The biggest A.I. risks: Superintelligence and the elite silos | Ben Goertzel | Big Think
We can have no guarantee that a super intelligent AI is going to do what we want. Once we're creating something ten, a hundred, a thousand, a million times more intelligent than we are, it would be insane to think that we could really like rigorously control what it does. It may discover aspects of the universe that we don't even imagine at this point.
However, my best intuition and educated guess is that much like raising a human child, if we raise the young AGI in a way that's imbued with compassion, love, and understanding, and if we raise the young AGI to fully understand human values and human culture, then we're maximizing the odds that as this AGI gets beyond our rigorous control, at least its own self-modification and evolution is imbued with human values and culture and with compassion and connection.
So I would rather have an AGI that understood human values and culture become super intelligent than one that doesn't understand even what we're about. And I would rather have an AGI that was doing good works like advancing science and medicine and doing elder care and education become super intelligent than an AGI that was being, for example, a spy system, a killer drone coordination system, or an advertising agency.
So even when you don't have a full guarantee, I think we can do things that commonsensically will bias the odds in a positive way. Now, in terms of nearer-term risks regarding AI, I think we now have a somewhat unpleasant situation where much of the world's data, including personal data about all of us and our bodies and our minds and our relationships and our tastes, much of the world's data and much of the world's AI firepower are held by a few large corporations, which are acting in close concert with a few large governments.

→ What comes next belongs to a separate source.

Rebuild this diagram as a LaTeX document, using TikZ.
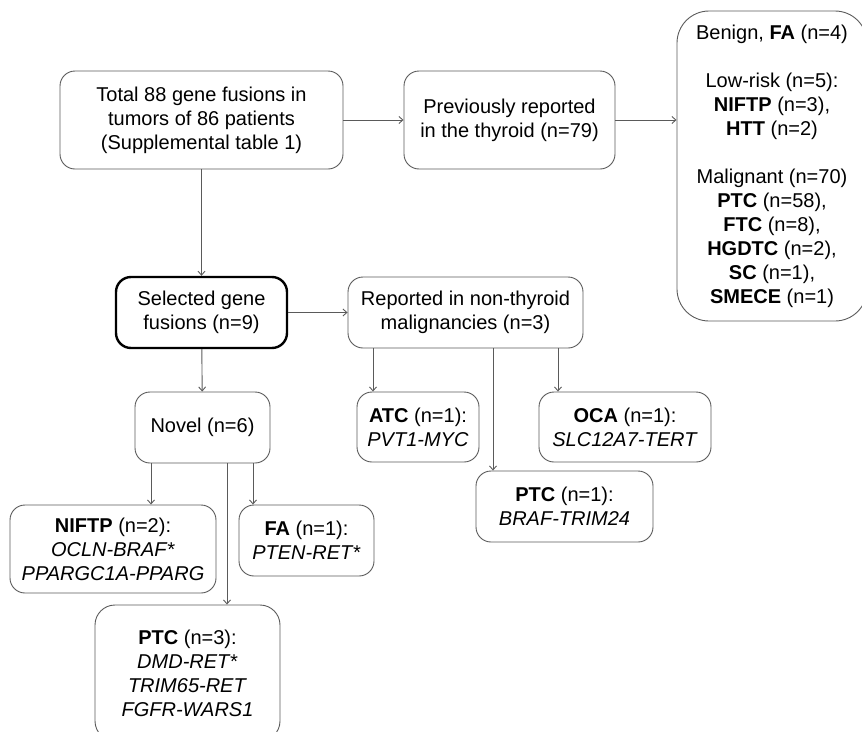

In China, the connection between big tech and the government apparatus is very clear, but in the U.S. as well. I mean, there was a big noise about Amazon's new office; well, 25,000 Amazon employees are going in Crystal City, Virginia, right next-door to the Pentagon. There could be a nice big data pipe there if they want. We in the U.S. as well have very close connections between big tech and government. Anyone can Google Eric Schmidt versus NSA as well.
So there's a few big companies with close government connections hoarding everyone's data, developing AI processing power, hiring most of the AI PhDs, and it's not hard to see that this can bring up some ethical issues in the near-term, even before we get to superhuman superintelligences potentially turning the universe into paper clips.
And decentralization of AI can serve to counteract these nearer-term risks in a pretty palpable way. So as a very concrete example, one of our largest AI development offices for SingularityNET, and for Hanson Robotics, the robotics company I'm also involved with, is in Addis Ababa, Ethiopia. We have 25 AI developers and 40 or 50 interns there.
I mean these young Ethiopians aren't going to get a job for Google, Facebook, Tencent, or Baidu except in very rare cases when they managed to get a work visa to go to one of these countries somehow. And many of the AI applications of acute interest in those countries, say AI for analyzing agriculture and preventing agricultural disease or AI for credit scoring for the unbanked to enable microfinance, AI problems of specific interest in sub-Saharan Africa don't get a heck of a lot of attention these days.
AI wizardry from young developers there doesn't have a heck of a lot of market these days, so you've got both a lot of the market and a lot of the developer community that's sort of shut out by the siloing of AI inside a few large tech companies and military organizations. And this is both a humanitarian ethical problem because there's a lot of value being left on the table and a lot of value not being delivered, but it also could become a different sort of crisis because if you have a whole bunch of brilliant young hackers throughout the developing world who aren't able to fully enter into the world economy, there's a lot of other less pleasant things than work for Google or Tencent that these young hackers could choose to spend their time on.
So I think getting the whole world fully pulled into the AI economy in terms of developers being able to monetize their code and application developers having an easy way to apply AI to the problems of local interest to them, I mean, this is ethically positive right now in terms of doing good and in terms of diverting effort away from people doing bad things out of frustration.